Responses to the pandemic have often been framed in terms of striking a balance between protecting people’s health and protecting the economy. There is an assumption that countries face a trade-off between these two objectives. But is this assumption true? A preliminary way of answering this question is to look at how the health and economic impacts of the pandemic compare in different countries so far. Have countries with lower death rates seen larger downturns? Comparing the COVID-19 death rate with the latest GDP data, we in fact see the opposite: countries that have managed to protect their population’s health in the pandemic have generally also protected their economy too.
This chart shows the scale of the recent economic decline across 38 countries for which the latest GDP data is available.1 It plots the percentage fall in GDP seen in the second quarter (April – June) of 2020 as compared to the same period last year, adjusted for inflation.
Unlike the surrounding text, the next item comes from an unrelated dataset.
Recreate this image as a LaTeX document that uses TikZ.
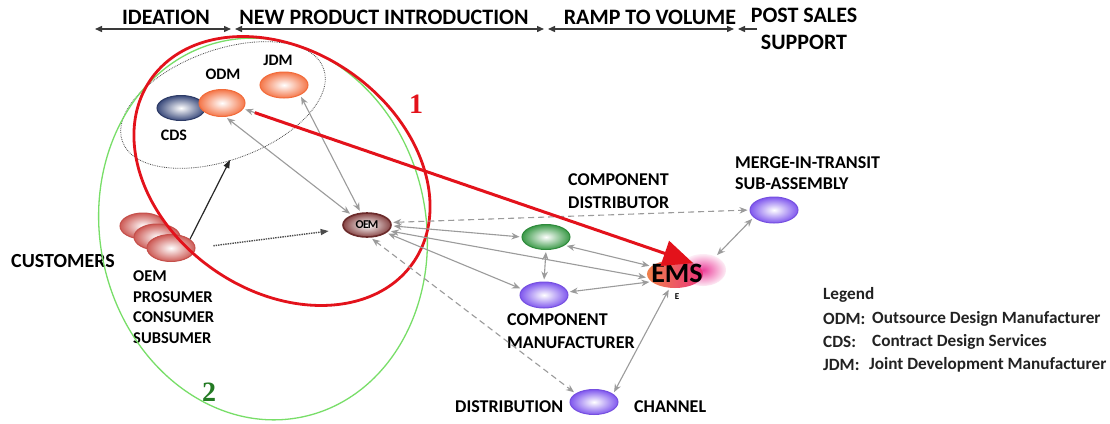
\documentclass[tikz,border=0pt]{standalone}
\usepackage{fontspec}
\setmainfont{Carlito}
\newfontfamily\numfont{Liberation Serif}
\usetikzlibrary{arrows.meta,shapes.geometric}

\definecolor{linkgray}{HTML}{9B9B9B}
\definecolor{phasegray}{HTML}{3A3A3A}
\definecolor{redring}{HTML}{E3121B}
\definecolor{greenring}{HTML}{78DE68}
\definecolor{greennum}{HTML}{237A23}
\definecolor{odmedge}{HTML}{F26B3A}
\definecolor{odmfill}{HTML}{F4774A}
\definecolor{cdsedge}{HTML}{2D3B66}
\definecolor{cdsfill}{HTML}{3B4B7C}
\definecolor{custedge}{HTML}{C54F4A}
\definecolor{custfill}{HTML}{CD5C57}
\definecolor{oemedge}{HTML}{6B2B2B}
\definecolor{oemfill}{HTML}{874545}
\definecolor{cdedge}{HTML}{2F8A3C}
\definecolor{cdfill}{HTML}{3B9A48}
\definecolor{purpedge}{HTML}{7650E0}
\definecolor{purpfill}{HTML}{8058EE}
\definecolor{emsorange}{HTML}{F0804A}
\definecolor{emsmagenta}{HTML}{E8208A}
\definecolor{legendtext}{HTML}{222222}

\begin{document}
\begin{tikzpicture}[x=1pt,y=-1pt,
  blob/.style={ellipse, minimum width=48pt, minimum height=25pt, inner sep=0pt, line width=1pt},
  orangeblob/.style={blob, draw=odmedge, inner color=white, outer color=odmfill},
  cdsblob/.style={blob, draw=cdsedge, inner color=white, outer color=cdsfill},
  custblob/.style={blob, minimum width=46pt, minimum height=26pt, draw=custedge, inner color=white, outer color=custfill},
  oemblob/.style={blob, minimum height=24pt, draw=oemedge, line width=1.6pt, inner color=white, outer color=oemfill},
  greenblob/.style={blob, draw=cdedge, inner color=white, outer color=cdfill},
  purpblob/.style={blob, draw=purpedge, inner color=white, outer color=purpfill},
  lbl/.style={font=\bfseries\fontsize{18}{22.5}\selectfont, align=left, inner sep=0pt, anchor=west},
  small lbl/.style={font=\bfseries\fontsize{16}{18}\selectfont, inner sep=0pt},
  phase lbl/.style={font=\bfseries\fontsize{22}{27}\selectfont, inner sep=0pt, align=center},
  legend lbl/.style={font=\bfseries\fontsize{17.2}{20}\selectfont, text=legendtext, inner sep=0pt, anchor=west},
  phase/.style={draw=phasegray, line width=1.4pt, <->, >={Triangle[length=7pt,width=6pt]}},
  link/.style={draw=linkgray, line width=1.1pt, <->, >={Stealth[length=8pt,width=6.5pt]}, shorten <=2pt, shorten >=2pt},
  dlink/.style={link, dash pattern=on 6pt off 4pt},
]
\useasboundingbox (0,0) rectangle (1110,423);
\fill[white] (0,0) rectangle (1110,423);

% ---- life-cycle phases along the top
\coordinate (p0) at (95,29);
\coordinate (p1) at (231,29);
\coordinate (p2) at (235,29);
\coordinate (p3) at (544,29);
\coordinate (p4) at (548,29);
\coordinate (p5) at (734,29);
\coordinate (p6) at (738,29);
\coordinate (p7) at (757,29);
\draw[phase] (p0) -- (p1);
\draw[phase] (p2) -- (p3);
\draw[phase] (p4) -- (p5);
\draw[draw=phasegray, line width=1.4pt, ->, >={Triangle[length=7pt,width=6pt]}] (p7) -- (p6);
\node[phase lbl] (tidea) at (166,17) {IDEATION};
\node[phase lbl] (tnpi) at (384,17) {NEW PRODUCT INTRODUCTION};
\node[phase lbl] (tramp) at (650,17) {RAMP TO VOLUME};
\node[phase lbl] (tpost) at (804,29) {POST SALES\\SUPPORT};

% ---- design partners
\node[cdsblob] (cds) at (181,108) {};
\node[orangeblob, minimum width=46pt, minimum height=27pt] (odm) at (222,103) {};
\node[orangeblob, minimum height=26pt] (jdm) at (284,85) {};
\node[small lbl] (odmlbl) at (223,74) {ODM};
\node[small lbl] (jdmlbl) at (278,60) {JDM};
\node[small lbl] (cdslbl) at (174,135) {CDS};

% ---- customers
\node[custblob] (c1) at (143,226) {};
\node[custblob] (c2) at (157,237) {};
\node[custblob, minimum width=48pt, minimum height=27pt] (c3) at (171,248) {};
\node[font=\bfseries\fontsize{20}{24}\selectfont, inner sep=0pt] (customers) at (63,261) {CUSTOMERS};
\node[font=\bfseries\fontsize{16.5}{20.5}\selectfont, align=left, inner sep=0pt, anchor=west] (custtypes) at (133,307) {OEM\\PROSUMER\\CONSUMER\\SUBSUMER};

% ---- supply chain
\node[oemblob] (oem) at (367,225) {\fontsize{12}{12}\selectfont\bfseries O\kern-0.5pt E\kern-1pt M};
\node[greenblob] (cdist) at (546,237) {};
\node[purpblob, minimum height=26pt] (cmfr) at (544,295) {};
\node[purpblob, minimum height=26pt] (mit) at (774,210) {};
\node[purpblob] (dist) at (594,402) {};
\node[ellipse, minimum width=46pt, minimum height=32pt, inner sep=0pt, inner color=emsmagenta!85, outer color=emsmagenta!8] (emsglow) at (703,270) {};
\node[ellipse, minimum width=56pt, minimum height=28pt, inner sep=0pt, left color=emsorange, right color=emsmagenta!80!emsorange] (ems) at (675,274) {};
\node[font=\bfseries\fontsize{28}{28}\selectfont, inner sep=0pt] (emstext) at (677,273) {EMS};
\node[font=\bfseries\fontsize{9}{9}\selectfont, inner sep=0pt] (emssub) at (677,297) {E};

\node[lbl] (cdistlbl) at (568,191) {COMPONENT\\DISTRIBUTOR};
\node[lbl] (cmfrlbl) at (507,331) {COMPONENT\\MANUFACTURER};
\node[lbl, font=\bfseries\fontsize{18}{20.5}\selectfont] (mitlbl) at (735,173) {MERGE-IN-TRANSIT\\SUB-ASSEMBLY};
\node[lbl] (distlbl) at (455,407) {DISTRIBUTION};
\node[lbl] (chanlbl) at (634,407) {CHANNEL};

% ---- groupings
\draw[densely dotted, draw=black!70, line width=0.8pt, rotate around={20:(223,105)}] (223,105) ellipse [x radius=107, y radius=55];
\draw[greenring, line width=1.3pt, rotate around={12:(263,229)}] (263,229) ellipse [x radius=163, y radius=192];
\draw[redring, line width=2.8pt, rotate around={-35:(282,171)}] (282,171) ellipse [x radius=160, y radius=120];
\node[font=\numfont\bfseries\fontsize{28}{28}\selectfont, text=redring, inner sep=0pt] (one) at (416,104) {1};
\node[font=\numfont\bfseries\fontsize{28}{28}\selectfont, text=greennum, inner sep=0pt] (two) at (209,392) {2};

% ---- flows
\coordinate (ideafoot) at (230,160);
\draw[black!85, line width=1.2pt, -{Triangle[length=8pt,width=6pt]}] (c3.25) -- (ideafoot);
\draw[black!70, densely dotted, line width=1.4pt, -{Triangle[length=8pt,width=6pt]}, shorten <=18pt, shorten >=15pt] (c3.0) -- (oem.190);

\draw[link] (odm.-76) -- (oem.147);
\draw[link] (jdm.-32) -- (oem.117);
\draw[dlink] (oem.6) -- (mit.180);
\draw[link] (oem.-2) -- (cdist.180);
\draw[link] (oem.-15) -- (ems.188);
\draw[link] (oem.-22) -- (cmfr.165);
\draw[dlink] (oem.-74) -- (dist.155);
\draw[link] (cdist.-24) -- (ems.162);
\draw[link] (cdist.-90) -- (cmfr.90);
\draw[link] (cmfr.7) -- (ems.198);
\draw[link] (emsglow.47) -- (mit.200);
\draw[link] (ems.-111) -- (dist.23);

% design outsourcing to the EMS
\draw[linkgray, line width=1.1pt, <-, >={Stealth[length=8pt,width=6.5pt]}, shorten <=2pt] (odm.-15) -- (ems.31);
\draw[redring, line width=3pt, -{Triangle[length=30pt,width=26pt]}, shorten <=12pt] (odm.-15) -- (ems.31);

% ---- legend
\node[legend lbl] (leg) at (823,295) {Legend};
\node[legend lbl] (legodm) at (823,319) {ODM:};
\node[legend lbl] (legcds) at (823,342) {CDS:};
\node[legend lbl] (legjdm) at (823,365) {JDM:};
\node[legend lbl] (legodmt) at (872,319) {Outsource Design Manufacturer};
\node[legend lbl] (legcdst) at (872,342) {Contract Design Services};
\node[legend lbl] (legjdmt) at (869,365) {Joint Development Manufacturer};
\end{tikzpicture}
\end{document}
We see that in some countries the economic downturn has indeed been extremely severe: in Spain, the UK and Tunisia, the output of the economy in the second quarter was more than 20% smaller than in the same period last year. This is 4 to 5 times larger than any other quarterly fall on record for these countries.2 And in Peru the year on year fall was even larger, at 30%. In other countries, however, the economic impact has been much more modest. In Taiwan, the GDP in the second quarter of 2020 was less than 1% lower than in the same period in 2019. Finland, Lithuania, and South Korea all saw falls in their GDP of around 5% or less.